Exercise brief: Only the lines from the start of the data to the line containing "import seaborn as sns", both included, should be output, exactly and without pictures.
◆ ◆ ◆ ◆
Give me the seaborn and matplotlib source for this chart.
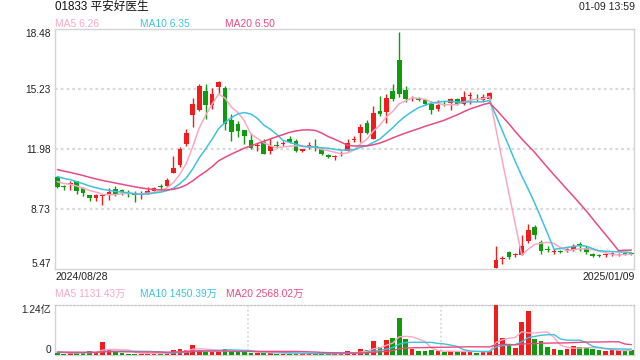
import numpy as np
import pandas as pd
import matplotlib
matplotlib.use("Agg")
import matplotlib.pyplot as plt
import seaborn as sns

sns.set_theme(style="white")
plt.rcParams['font.family'] = ['Liberation Sans', 'Noto Sans CJK SC', 'DejaVu Sans']

# ---------------- data ----------------
title_text = "01833 平安好医生"
time_text = "01-09 13:59"
start_date = "2024/08/28"
end_date = "2025/01/09"
price_ma_labels = ["MA5 6.26", "MA10 6.35", "MA20 6.50"]
vol_ma_labels = ["MA5 1131.43万", "MA10 1450.39万", "MA20 2568.02万"]
price_ticks = [5.47, 8.73, 11.98, 15.23, 18.48]
price_tick_labels = ["5.47", "8.73", "11.98", "15.23", "18.48"]
vol_tick_labels = ["0", "1.24亿"]
vol_max = 12400  # 万

# closes before the visible window (only used for the moving averages)
hist_close = [11.6, 11.5, 11.4, 11.3, 11.3, 11.2, 11.1, 11.0, 11.0, 11.0,
              10.9, 10.8, 10.8, 10.7, 10.6, 10.4, 10.3, 10.2, 10.2]
hist_vol = [800, 850, 750, 800, 900, 700, 800, 750, 850, 800,
            700, 750, 800, 700, 650, 700, 650, 600, 650]

opens = [10.48, 9.92, 10.07, 10.23, 9.87, 9.49, 9.32, 9.42, 9.51, 9.81,
         9.74, 9.55, 9.48, 9.50, 9.59, 9.72, 9.96, 9.97, 10.68, 11.11,
         12.22, 13.84, 14.09, 15.11, 14.38, 15.36, 15.29, 13.55, 13.34, 13.01,
         12.47, 12.13, 12.34, 11.89, 12.18, 12.23, 12.52, 12.43, 11.85, 12.15,
         12.11, 11.98, 11.66, 11.52, 11.72, 11.84, 12.48, 12.83, 13.39, 12.49,
         14.02, 14.00, 15.11, 16.81, 15.20, 14.66, 14.69, 14.64, 14.42, 14.13,
         14.37, 14.46, 14.67, 14.42, 14.85, 14.69, 14.64, 14.67, 5.53, 6.02,
         6.38, 6.22, 6.25, 6.97, 7.77, 6.92, 6.51, 6.40, 6.43, 6.43,
         6.52, 6.80, 6.61, 6.29, 6.21, 6.21, 6.28, 6.24, 6.31, 6.30]
highs = [10.52, 10.00, 10.26, 10.25, 9.90, 9.50, 9.54, 9.54, 9.87, 9.96,
         9.83, 9.76, 9.69, 9.69, 9.90, 9.92, 10.06, 10.41, 11.62, 12.11,
         13.07, 14.75, 15.50, 15.50, 15.29, 15.65, 15.38, 13.88, 13.48, 13.01,
         12.83, 12.32, 12.52, 12.58, 12.43, 12.43, 12.67, 12.49, 11.96, 12.38,
         12.49, 12.03, 11.71, 11.67, 11.84, 12.52, 12.70, 13.34, 13.57, 14.28,
         14.85, 14.96, 15.50, 18.32, 15.40, 14.87, 14.82, 14.64, 14.57, 14.64,
         14.60, 14.75, 14.75, 15.11, 15.05, 14.96, 14.93, 15.09, 6.69, 6.16,
         6.43, 6.33, 7.32, 7.91, 7.86, 7.05, 6.74, 6.56, 6.50, 6.61,
         6.83, 6.91, 6.70, 6.36, 6.29, 6.32, 6.38, 6.33, 6.36, 6.36]
lows = [9.87, 9.77, 9.77, 9.54, 9.45, 9.13, 9.18, 8.96, 9.22, 9.45,
        9.47, 9.40, 9.09, 9.27, 9.54, 9.70, 9.79, 9.90, 10.68, 11.02,
        12.16, 13.19, 14.02, 13.61, 14.15, 15.00, 13.02, 12.40, 12.65, 12.22,
        11.98, 11.89, 11.71, 11.71, 12.03, 12.14, 12.29, 11.82, 11.82, 11.96,
        11.84, 11.66, 11.47, 11.38, 11.60, 11.84, 12.34, 12.34, 12.79, 12.49,
        13.79, 13.37, 14.57, 14.78, 14.51, 14.56, 14.56, 14.37, 13.88, 14.06,
        14.31, 14.09, 14.35, 14.35, 14.42, 14.57, 14.53, 14.53, 5.53, 5.75,
        6.02, 6.14, 6.25, 6.87, 7.10, 6.29, 6.38, 6.29, 6.35, 6.40,
        6.47, 6.47, 6.29, 6.11, 6.11, 6.14, 6.20, 6.16, 6.25, 6.22]
closes = [9.94, 9.90, 10.09, 9.72, 9.59, 9.34, 9.48, 9.44, 9.65, 9.54,
          9.67, 9.52, 9.46, 9.53, 9.72, 9.88, 9.93, 10.30, 10.95, 11.98,
          12.85, 14.42, 15.40, 14.38, 14.98, 15.58, 13.34, 12.92, 12.94, 12.70,
          12.04, 12.15, 11.71, 12.16, 12.16, 12.25, 12.34, 11.85, 11.96, 12.17,
          12.07, 11.69, 11.53, 11.54, 11.74, 12.31, 12.51, 13.15, 12.85, 13.93,
          13.88, 14.75, 14.66, 14.93, 14.69, 14.69, 14.64, 14.42, 14.09, 14.37,
          14.35, 14.67, 14.42, 14.78, 14.87, 14.66, 14.78, 15.02, 5.96, 6.06,
          6.11, 6.25, 6.70, 7.59, 7.34, 6.47, 6.49, 6.42, 6.41, 6.56,
          6.69, 6.76, 6.38, 6.20, 6.19, 6.23, 6.30, 6.26, 6.29, 6.29]
volumes = [600, 350, 400, 700, 600, 1000, 450, 3300, 1500, 700,
           500, 300, 350, 300, 500, 450, 300, 600, 1300, 1400,
           1300, 2500, 1300, 800, 700, 800, 1600, 950, 800, 750,
           550, 450, 550, 500, 300, 300, 350, 500, 300, 350,
           400, 450, 350, 300, 350, 900, 600, 1500, 1200, 3500,
           2000, 3800, 4200, 9100, 4000, 1500, 1000, 900, 1300, 900,
           700, 900, 800, 1100, 900, 600, 700, 1000, 12400, 4200,
           2400, 1800, 8100, 10900, 4000, 3400, 2000, 1500, 1300, 1500,
           2200, 2000, 2100, 1400, 1150, 1000, 1200, 1150, 1100, 1207]

# ---------------- styles ----------------
RED = "#f21c1c"
GREEN = "#0e9b0e"
MA_COLORS = ["#f9a8c4", "#3dc2e0", "#ea4a80"]
GRID = "#d9d9d9"
SPINE = "#d4d4d4"

n = len(closes)
idx = np.arange(n)
df = pd.DataFrame({"i": idx, "open": opens, "high": highs, "low": lows,
                   "close": closes, "vol": volumes})
all_close = pd.Series(hist_close + closes)
all_vol = pd.Series(hist_vol + volumes)
k = len(hist_close)
for w in (5, 10, 20):
    df[f"ma{w}"] = all_close.rolling(w).mean().values[k:]
    df[f"vma{w}"] = all_vol.rolling(w).mean().values[k:]
up = df["close"] >= df["open"]
colors = np.where(up, RED, GREEN)

fig = plt.figure(figsize=(6.4, 3.6), dpi=100)
fig.patch.set_facecolor("white")
W, H = 640, 360
ax = fig.add_axes([55 / W, 91 / H, 579 / W, 240 / H])
axv = fig.add_axes([55 / W, 5 / H, 579 / W, 50 / H])

xlim = (-0.36, 89.4)

# ---- price panel ----
ax.set_xlim(*xlim)
ax.set_ylim(price_ticks[0], price_ticks[-1])
for t in price_ticks[1:-1]:
    ax.axhline(t, color=GRID, lw=1.6, ls=(0, (1.2, 1.4)), zorder=0)

ax.vlines(df["i"], df["low"], df["high"], colors=colors, lw=1.0, zorder=2)
body_bottom = np.minimum(df["open"], df["close"])
body_h = np.maximum(np.abs(df["close"] - df["open"]), 0.05)
ax.bar(df["i"], body_h, bottom=body_bottom, width=0.72, color=colors,
       linewidth=0, zorder=3)

for w, c in zip((5, 10, 20), MA_COLORS):
    sns.lineplot(data=df, x="i", y=f"ma{w}", ax=ax, color=c, lw=1.1,
                 legend=False, zorder=4)

ax.set_yticks(price_ticks)
ax.set_yticklabels(price_tick_labels)
ax.tick_params(axis="y", length=0, pad=3, labelsize=7.3, labelcolor="#222222")
labs = ax.get_yticklabels()
labs[0].set_va("bottom")
labs[-1].set_va("top")
ax.set_xticks([])
ax.set_xlabel("")
ax.set_ylabel("")
for s in ax.spines.values():
    s.set_color(SPINE)
    s.set_linewidth(1.0)
ax.text(0.905, 0.08, "sina.com", transform=ax.transAxes, color="#ececec",
        fontsize=8.5, ha="center", va="center", zorder=1)

# ---- volume panel ----
axv.set_xlim(*xlim)
axv.set_ylim(0, vol_max)
axv.bar(df["i"], df["vol"], width=0.72, color=colors, linewidth=0, zorder=3)
for w, c in zip((5, 10, 20), MA_COLORS):
    sns.lineplot(data=df, x="i", y=f"vma{w}", ax=axv, color=c, lw=1.0,
                 legend=False, zorder=4)
span = xlim[1] - xlim[0]
for f in (1 / 3, 2 / 3):
    axv.axvline(xlim[0] + span * f, color=GRID, lw=1.2, ls=(0, (1.2, 1.4)), zorder=0)
axv.set_yticks([0, vol_max])
axv.set_yticklabels(vol_tick_labels)
axv.tick_params(axis="y", length=0, pad=3, labelsize=7.3, labelcolor="#222222")
vl = axv.get_yticklabels()
vl[0].set_va("bottom")
vl[1].set_va("top")
axv.set_xticks([])
axv.set_xlabel("")
axv.set_ylabel("")
for name, s in axv.spines.items():
    s.set_color(SPINE)
    s.set_linewidth(1.0)
axv.spines["top"].set_linestyle((0, (1.2, 1.4)))
axv.spines["top"].set_color("#c8c8c8")

# ---- texts ----
def ft(x, y, s, **kw):
    fig.text(x / W, 1 - y / H, s, va="center", **kw)

ft(55, 7, title_text, fontsize=8.4, color="#111111")
ft(635, 7, time_text, fontsize=7.6, color="#222222", ha="right")
for x0, lab, c in zip((55, 140, 225), price_ma_labels, MA_COLORS):
    ft(x0, 24, lab, fontsize=7.4, color=c)
ft(55, 277, start_date, fontsize=7.6, color="#222222")
ft(635, 277, end_date, fontsize=7.6, color="#222222", ha="right")
for x0, lab, c in zip((55, 140.5, 225.5), vol_ma_labels, MA_COLORS):
    ft(x0, 294, lab, fontsize=7.4, color=c)

fig.savefig("out.png", dpi=100, facecolor="white")
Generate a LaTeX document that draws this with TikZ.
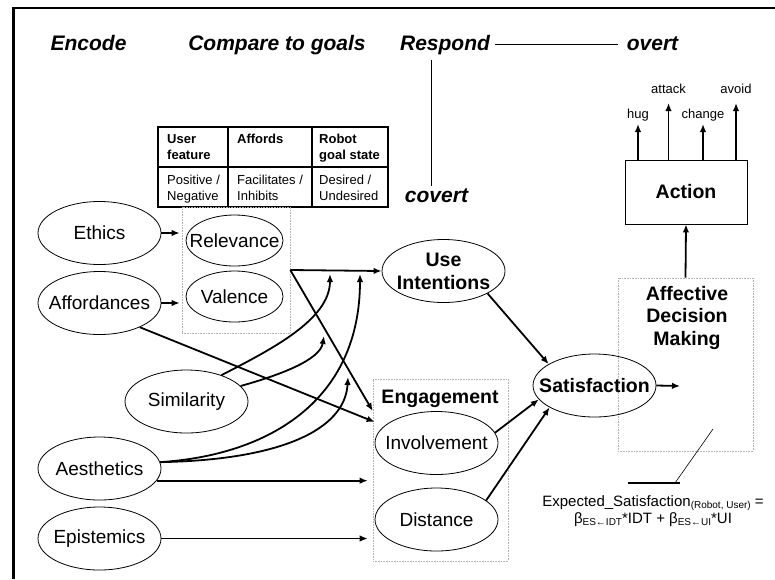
◆ ◆ ◆ ◆
Result for this task:
Give me the seaborn and matplotlib source for this chart.
import numpy as np
import pandas as pd
import matplotlib
matplotlib.use("Agg")
import matplotlib.pyplot as plt
import seaborn as sns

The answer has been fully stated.